En effet, le débat public CIGEO n'arrive pas en terrain vierge. Les mesures d'accompagnement économique associées à l'installation du laboratoire de l'ANDRA ont permis une transformation partielle du paysage rural (nouveaux aménagements dans les communes, modernisation des écoles, installation de nouvelles entreprises...). En outre, ce débat fait suite à un premier débat organisé en 2005 sur la question de la gestion des déchets, qui marque une étape dans les relations qui se tissent au niveau territorial entre l'ANDRA et les habitants. De fait, le débat public de 2013 s'inscrit dans un contexte et une histoire locale, où s'enchevêtrent les représentations sociales depuis deux décennies durant lesquelles ont circulé les informations sur le nucléaire et la gestion de ses déchets, à partir de multiples sources (ANDRA, la Commission locale d'information et de surveillance – CLIS –, le premier débat public, les mouvements d'opposition, les médias, etc.). Pour toutes ces raisons, on pourrait émettre l'hypothèse que les acteurs concernés ont acquis une forme d'expertise (bien que nombre d'habitants s'en défendent).

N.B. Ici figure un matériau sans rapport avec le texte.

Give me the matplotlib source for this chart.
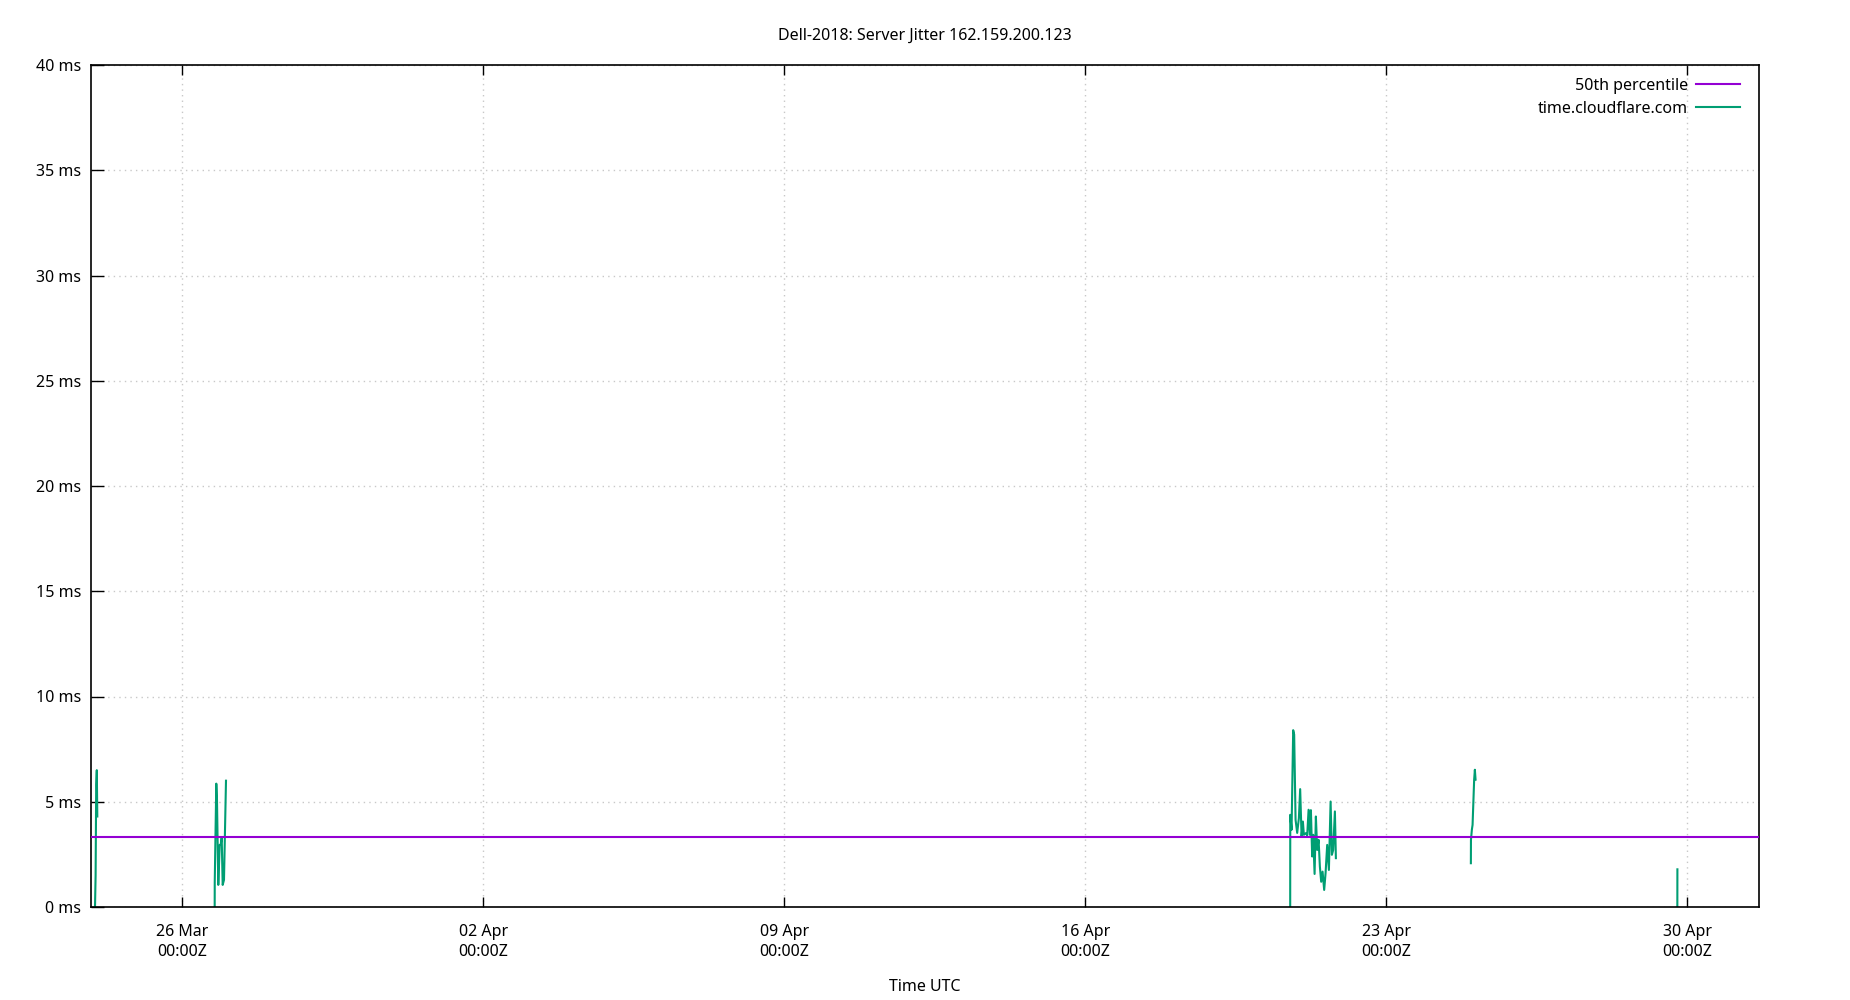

Les résultats que nous allons présenter sont nourris d'un terrain exploratoire constitué d'une série d'entretiens avec des maires de commune et des administrés ainsi que des observations menées lors des deux premières réunions du débat public CIGEO. Les guides d'entretien prenaient pour point départ la perception du laboratoire ANDRA et du projet CIGEO, leur inscription dans le territoire. L'entretien se centrait ensuite sur les perceptions des domaines politiques et communicationnels associés et sur l'engagement ou le non engagement politique ou associatif. Nous avons également cherché à comprendre l'implication ou la non implication dans la collecte d'information et dans les débats concernant le projet CIGEO (organisés par la CNDP mais aussi d'autres débats publics organisés par le CLIS ou diverses associations).

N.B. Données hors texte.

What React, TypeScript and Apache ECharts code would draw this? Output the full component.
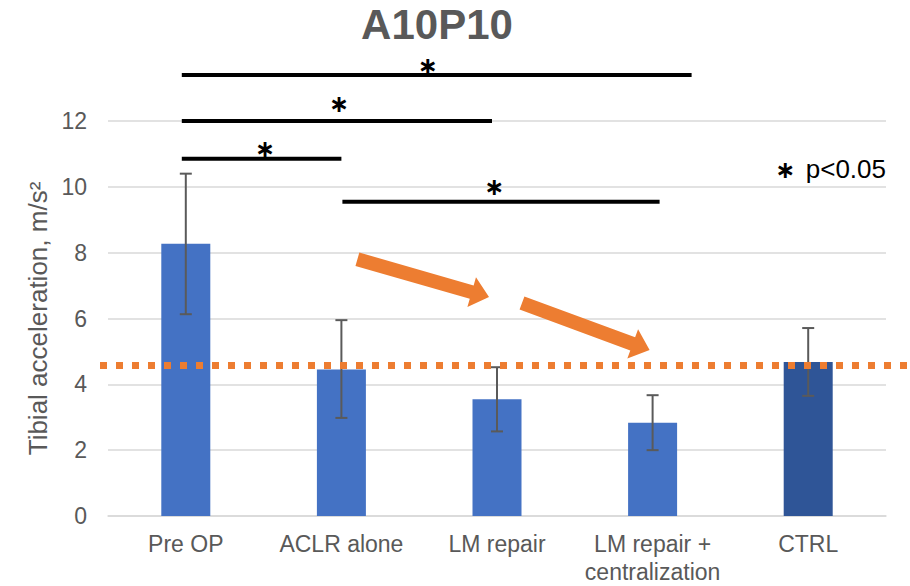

Pour l'analyse de notre matériel nous nous intéresserons aux « sentiments » des habitants en ce qui concerne l'installation de l'ANDRA et son rôle dans l'économie et la vie politique locale, ainsi que le projet CIGEO et le débat public qui y est associé. Nous rapprocherons ces sentiments de philosophies de vie, d'attitudes générales vis-à-vis de la science et des technologies, de règles morales que chacun s'impose. Nous montrerons également qu'ils sont relatifs aux expériences concrètes issues de la présence de l'ANDRA sur le territoire. Ces multiples influences permettent de comprendre comment les habitants se construisent une attitude qu'ils jugent légitime face à l'ANDRA, face aux politiques publiques associées au projet CIGEO et face à l'organisation du débat public (dont les promoteurs ont dû modifier les modalités suite au blocage des deux premières réunions publiques). Ces premiers résultats permettront de discuter de façon critique les notions de confiance/méfiance, d'engagement, d'usage/non-usage de dispositifs communicationnels en les rapportant aux concepts d'identité culturelle, de reconnaissance et de mépris.